Reproduce the listing below exactly. Pictures do not belong in the copy.
## Start Dataset excerpt
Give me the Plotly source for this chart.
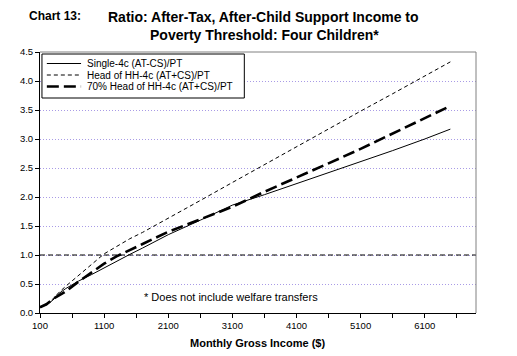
import plotly.graph_objects as go

# ---- data ----
income = [100, 200, 300, 400, 500, 700, 900, 1100, 1300, 1500, 1700, 2100,
          2600, 3100, 3600, 4100, 4600, 5100, 5600, 6100, 6500]
single_4c = [0.10, 0.14, 0.22, 0.34, 0.42, 0.55, 0.66, 0.78, 0.89, 1.01, 1.12, 1.35,
             1.60, 1.86, 2.04, 2.23, 2.42, 2.60, 2.80, 3.00, 3.17]
head_hh_4c = [0.10, 0.15, 0.24, 0.36, 0.46, 0.65, 0.84, 1.02, 1.15, 1.28, 1.39, 1.63,
              1.94, 2.25, 2.56, 2.86, 3.17, 3.48, 3.78, 4.08, 4.33]
head_hh_70 = [0.10, 0.15, 0.24, 0.31, 0.37, 0.54, 0.70, 0.85, 0.98, 1.09, 1.19, 1.40,
              1.62, 1.83, 2.09, 2.33, 2.58, 2.83, 3.09, 3.35, 3.57]
series_names = ["Single-4c (AT-CS)/PT", "Head of HH-4c (AT+CS)/PT",
                "70% Head of HH-4c (AT+CS)/PT"]
poverty_ratio = 1.0
x_tickvals = list(range(100, 6601, 500))
x_ticklabels = [str(v) if (v - 100) % 1000 == 0 else "" for v in x_tickvals]
y_tickvals = [0.0, 0.5, 1.0, 1.5, 2.0, 2.5, 3.0, 3.5, 4.0, 4.5]
y_ticklabels = ["%.1f" % v for v in y_tickvals]

FONT = "Liberation Sans, Arial, sans-serif"
OFF = 8                      # page body margin of the html page
W, H = 517 - OFF, 356 - OFF
PLOT_L, PLOT_R, PLOT_T, PLOT_B = 30, 476, 52, 313   # plot area in page pixels
L = PLOT_L - OFF
T = PLOT_T - OFF
R = W - (PLOT_R - OFF)
B = H - (PLOT_B - OFF)
PW, PH = PLOT_R - PLOT_L, PLOT_B - PLOT_T


def px(x):
    return (x - PLOT_L) / PW


def py(y):
    return (PLOT_B - y) / PH


styles = [
    dict(color="black", width=1),
    dict(color="black", width=1, dash="4px,3px"),
    dict(color="black", width=2.6, dash="12px,5px"),
]

fig = go.Figure()
for name, vals, st in zip(series_names, [single_4c, head_hh_4c, head_hh_70], styles):
    fig.add_trace(go.Scatter(x=income, y=vals, mode="lines", name=name,
                             line=st, showlegend=False))

shapes = [
    # poverty threshold line
    dict(type="line", xref="paper", yref="y", x0=0, x1=1, y0=poverty_ratio,
         y1=poverty_ratio, line=dict(color="black", width=1, dash="5px,3px")),
    # top and right gray border
    dict(type="line", xref="paper", yref="paper", x0=0, x1=1, y0=1, y1=1,
         line=dict(color="#808080", width=1)),
    dict(type="line", xref="paper", yref="paper", x0=1, x1=1, y0=0, y1=1,
         line=dict(color="#808080", width=1)),
    # legend box
    dict(type="rect", xref="paper", yref="paper", x0=px(32), x1=px(239),
         y0=py(98), y1=py(54), line=dict(color="black", width=1),
         fillcolor="white", layer="above"),
]
annotations = []
rows_y = [63.5, 75, 86.5]
for name, st, ry in zip(series_names, styles, rows_y):
    shapes.append(dict(type="line", xref="paper", yref="paper", x0=px(37), x1=px(72),
                       y0=py(ry), y1=py(ry), line=st, layer="above"))
    annotations.append(dict(text=name, xref="paper", yref="paper", x=px(76), y=py(ry),
                            xanchor="left", yanchor="middle", showarrow=False,
                            font=dict(family=FONT, size=10, color="black")))

annotations += [
    dict(text="Chart 13:", xref="paper", yref="paper", x=px(17), y=py(16),
         xanchor="left", yanchor="middle", showarrow=False,
         font=dict(family=FONT, size=12, color="black", weight="bold")),
    dict(text="Ratio: After-Tax, After-Child Support Income to", xref="paper",
         yref="paper", x=px(259), y=py(17), xanchor="center", yanchor="middle",
         showarrow=False, font=dict(family=FONT, size=14, color="black", weight="bold")),
    dict(text="Poverty Threshold: Four Children*", xref="paper",
         yref="paper", x=px(260), y=py(34.5), xanchor="center", yanchor="middle",
         showarrow=False, font=dict(family=FONT, size=14, color="black", weight="bold")),
    dict(text="* Does not include welfare transfers", xref="paper", yref="paper",
         x=px(225.5), y=py(297), xanchor="center", yanchor="middle", showarrow=False,
         font=dict(family=FONT, size=11, color="black")),
    dict(text="Monthly Gross Income ($)", xref="paper", yref="paper",
         x=px(252), y=py(343), xanchor="center", yanchor="middle", showarrow=False,
         font=dict(family=FONT, size=11, color="black", weight="bold")),
]

fig.update_layout(
    width=W, height=H, autosize=False,
    margin=dict(l=L, r=R, t=T, b=B, pad=0),
    paper_bgcolor="white", plot_bgcolor="white",
    font=dict(family=FONT, size=9.5, color="black"),
    shapes=shapes, annotations=annotations,
    xaxis=dict(range=[100, 6900], tickmode="array", tickvals=x_tickvals,
               ticktext=x_ticklabels, ticks="outside", ticklen=4, tickcolor="black",
               showline=True, linecolor="black", linewidth=1, showgrid=False,
               zeroline=False, tickfont=dict(family=FONT, size=9.5)),
    yaxis=dict(range=[0, 4.5], tickmode="array", tickvals=y_tickvals,
               ticktext=y_ticklabels, ticks="outside", ticklen=4, tickcolor="black",
               showline=True, linecolor="black", linewidth=1, showgrid=True,
               gridcolor="#a99be6", griddash="1px,2px", gridwidth=1,
               zeroline=False, tickfont=dict(family=FONT, size=9.5)),
)

fig.write_html("out.html")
## End Dataset excerpt
- Task response:
Give me the Plotly source for this chart.
import plotly.graph_objects as go

# ---- data ----
income = [100, 200, 300, 400, 500, 700, 900, 1100, 1300, 1500, 1700, 2100,
          2600, 3100, 3600, 4100, 4600, 5100, 5600, 6100, 6500]
single_4c = [0.10, 0.14, 0.22, 0.34, 0.42, 0.55, 0.66, 0.78, 0.89, 1.01, 1.12, 1.35,
             1.60, 1.86, 2.04, 2.23, 2.42, 2.60, 2.80, 3.00, 3.17]
head_hh_4c = [0.10, 0.15, 0.24, 0.36, 0.46, 0.65, 0.84, 1.02, 1.15, 1.28, 1.39, 1.63,
              1.94, 2.25, 2.56, 2.86, 3.17, 3.48, 3.78, 4.08, 4.33]
head_hh_70 = [0.10, 0.15, 0.24, 0.31, 0.37, 0.54, 0.70, 0.85, 0.98, 1.09, 1.19, 1.40,
              1.62, 1.83, 2.09, 2.33, 2.58, 2.83, 3.09, 3.35, 3.57]
series_names = ["Single-4c (AT-CS)/PT", "Head of HH-4c (AT+CS)/PT",
                "70% Head of HH-4c (AT+CS)/PT"]
poverty_ratio = 1.0
x_tickvals = list(range(100, 6601, 500))
x_ticklabels = [str(v) if (v - 100) % 1000 == 0 else "" for v in x_tickvals]
y_tickvals = [0.0, 0.5, 1.0, 1.5, 2.0, 2.5, 3.0, 3.5, 4.0, 4.5]
y_ticklabels = ["%.1f" % v for v in y_tickvals]

FONT = "Liberation Sans, Arial, sans-serif"
OFF = 8                      # page body margin of the html page
W, H = 517 - OFF, 356 - OFF
PLOT_L, PLOT_R, PLOT_T, PLOT_B = 30, 476, 52, 313   # plot area in page pixels
L = PLOT_L - OFF
T = PLOT_T - OFF
R = W - (PLOT_R - OFF)
B = H - (PLOT_B - OFF)
PW, PH = PLOT_R - PLOT_L, PLOT_B - PLOT_T


def px(x):
    return (x - PLOT_L) / PW


def py(y):
    return (PLOT_B - y) / PH


styles = [
    dict(color="black", width=1),
    dict(color="black", width=1, dash="4px,3px"),
    dict(color="black", width=2.6, dash="12px,5px"),
]

fig = go.Figure()
for name, vals, st in zip(series_names, [single_4c, head_hh_4c, head_hh_70], styles):
    fig.add_trace(go.Scatter(x=income, y=vals, mode="lines", name=name,
                             line=st, showlegend=False))

shapes = [
    # poverty threshold line
    dict(type="line", xref="paper", yref="y", x0=0, x1=1, y0=poverty_ratio,
         y1=poverty_ratio, line=dict(color="black", width=1, dash="5px,3px")),
    # top and right gray border
    dict(type="line", xref="paper", yref="paper", x0=0, x1=1, y0=1, y1=1,
         line=dict(color="#808080", width=1)),
    dict(type="line", xref="paper", yref="paper", x0=1, x1=1, y0=0, y1=1,
         line=dict(color="#808080", width=1)),
    # legend box
    dict(type="rect", xref="paper", yref="paper", x0=px(32), x1=px(239),
         y0=py(98), y1=py(54), line=dict(color="black", width=1),
         fillcolor="white", layer="above"),
]
annotations = []
rows_y = [63.5, 75, 86.5]
for name, st, ry in zip(series_names, styles, rows_y):
    shapes.append(dict(type="line", xref="paper", yref="paper", x0=px(37), x1=px(72),
                       y0=py(ry), y1=py(ry), line=st, layer="above"))
    annotations.append(dict(text=name, xref="paper", yref="paper", x=px(76), y=py(ry),
                            xanchor="left", yanchor="middle", showarrow=False,
                            font=dict(family=FONT, size=10, color="black")))

annotations += [
    dict(text="Chart 13:", xref="paper", yref="paper", x=px(17), y=py(16),
         xanchor="left", yanchor="middle", showarrow=False,
         font=dict(family=FONT, size=12, color="black", weight="bold")),
    dict(text="Ratio: After-Tax, After-Child Support Income to", xref="paper",
         yref="paper", x=px(259), y=py(17), xanchor="center", yanchor="middle",
         showarrow=False, font=dict(family=FONT, size=14, color="black", weight="bold")),
    dict(text="Poverty Threshold: Four Children*", xref="paper",
         yref="paper", x=px(260), y=py(34.5), xanchor="center", yanchor="middle",
         showarrow=False, font=dict(family=FONT, size=14, color="black", weight="bold")),
    dict(text="* Does not include welfare transfers", xref="paper", yref="paper",
         x=px(225.5), y=py(297), xanchor="center", yanchor="middle", showarrow=False,
         font=dict(family=FONT, size=11, color="black")),
    dict(text="Monthly Gross Income ($)", xref="paper", yref="paper",
         x=px(252), y=py(343), xanchor="center", yanchor="middle", showarrow=False,
         font=dict(family=FONT, size=11, color="black", weight="bold")),
]

fig.update_layout(
    width=W, height=H, autosize=False,
    margin=dict(l=L, r=R, t=T, b=B, pad=0),
    paper_bgcolor="white", plot_bgcolor="white",
    font=dict(family=FONT, size=9.5, color="black"),
    shapes=shapes, annotations=annotations,
    xaxis=dict(range=[100, 6900], tickmode="array", tickvals=x_tickvals,
               ticktext=x_ticklabels, ticks="outside", ticklen=4, tickcolor="black",
               showline=True, linecolor="black", linewidth=1, showgrid=False,
               zeroline=False, tickfont=dict(family=FONT, size=9.5)),
    yaxis=dict(range=[0, 4.5], tickmode="array", tickvals=y_tickvals,
               ticktext=y_ticklabels, ticks="outside", ticklen=4, tickcolor="black",
               showline=True, linecolor="black", linewidth=1, showgrid=True,
               gridcolor="#a99be6", griddash="1px,2px", gridwidth=1,
               zeroline=False, tickfont=dict(family=FONT, size=9.5)),
)

fig.write_html("out.html")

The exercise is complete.